On both sides of the political, some are OK with it, some have a big problem with it. My problem is with the “roughly $1.2 trillion in cuts over 10 years. The federal budget is approaching $4 trillion dollars a year, and I do place some of that blame on Republicans (through 2006) and Bush for increasing the budget too much. Then Obama and the Dems decided to show the GOP how it is done in graduate school. $1.6 trillion is a bush league cut, one which may not ever materialize, as Bruce McQuain points out. And we have no idea how they will eventually come into play at this time, just a panel to make those recommendations.

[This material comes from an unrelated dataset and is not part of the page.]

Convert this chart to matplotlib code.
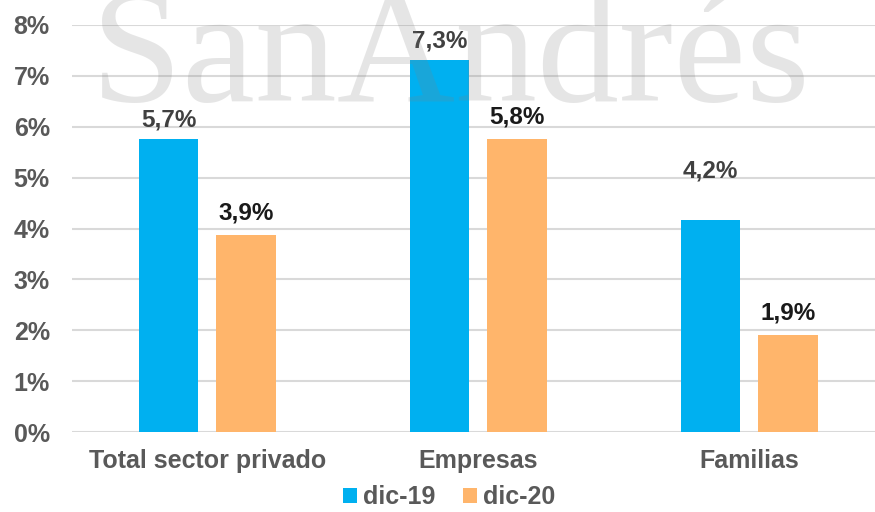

And what would the percentage be for across the board cuts? I do not have a problem with across the board cuts. I suggest a 20% cut for next years budget, followed by at least a 20-30% cut each year till the federal budget is well below $3 trillion. The federal government should learn to do more with less. Stop shopping at Nordstrom’s and buy at WalMart. Stretch the dollar. Pinch the pennies. Realize that this is Someone Else’s money that is taken forcibly at the barrel of a jail cell. The $500 hammer may be an urban myth, but, they still spend way too much on everything. Want a hammer? Go to Sears, get a Craftsman, which has a lifetime warranty.

All cuts should come immediately, not in years 7-10, which we know will never happen. Hey, how about you give us $2.8 trillion in cuts over the next 4 years, and we’ll put those tax increases into play in years 7-10 (wink wink)?

Anyhow, Legal Insurrection wonders if we will get 72 hours to read the bill. Vodkapundit points out that this is the best doable deal (personally, I’d like to thank the GOP squishes for whining about the Conservative spending plans and not whining about the Dem ideas), and Obama would have to sign it.) The Sundries Shack breaks it down into Good and Bad. Alan Colmes’ liberal readers go off the rails. Verum Serum points out the ugly truth to all those who might complain about the bill, and John has a point.